Thanks, and yes, I agree. I'm still at the 'Rachels' level of the Philosophy of Morality but I find it fascinating. I'm a fan of Virtue theory, even though it's incomplete and has flaws, I like the idea of just being nice, but 100% that's a luxury you can only afford in a civilization with a high level of personal safety and security. If I were fighting for my survival, 'nice' would go right out of the window.
Quote:
Originally Posted by tame_deuces
If we think like an insurance company (which might be a bit cold, but they are very good at calculating these things down to numbers) the college senior has the "highest value". If we think from "our" cultural values, we often see the child has having the highest value, while we have a tendency to look at the elderly as "past their worth".
Yeah, but an elderly person, with a lifetime of accumulated experience and knowledge may in fact have great value to some societies or contexts where their limited life span wasn't an issue. On paper though, I choose the college senior.
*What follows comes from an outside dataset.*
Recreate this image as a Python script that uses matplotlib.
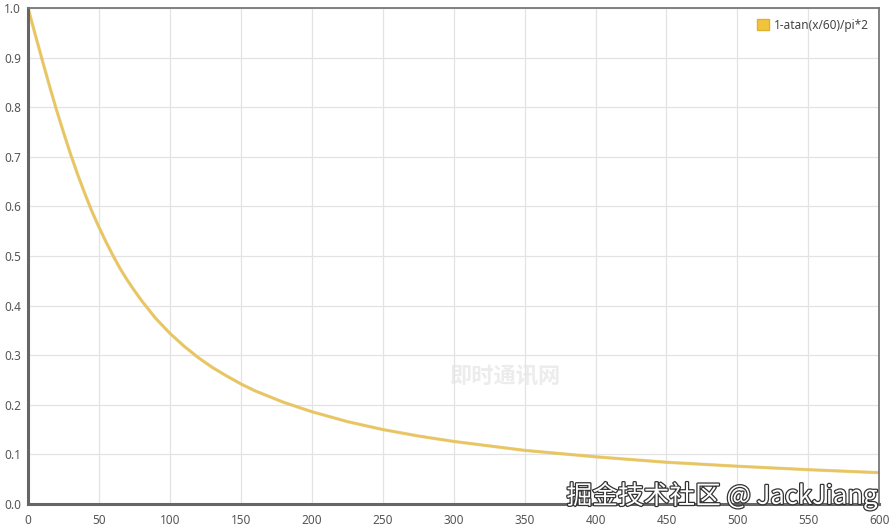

So, where does that leave us? I don't believe that morals are relative because that way they could never improve and we could never question the morals of another society if they worked for that society, but we need something better than that. Sometimes I envy theists their moral certainty. It might surprise Zumby to know that his arguments in the thread where I talked about it being morally wrong for Christians to urge their beliefs on their children, have caused me to back away from that position. I'm still not a consequentialist though.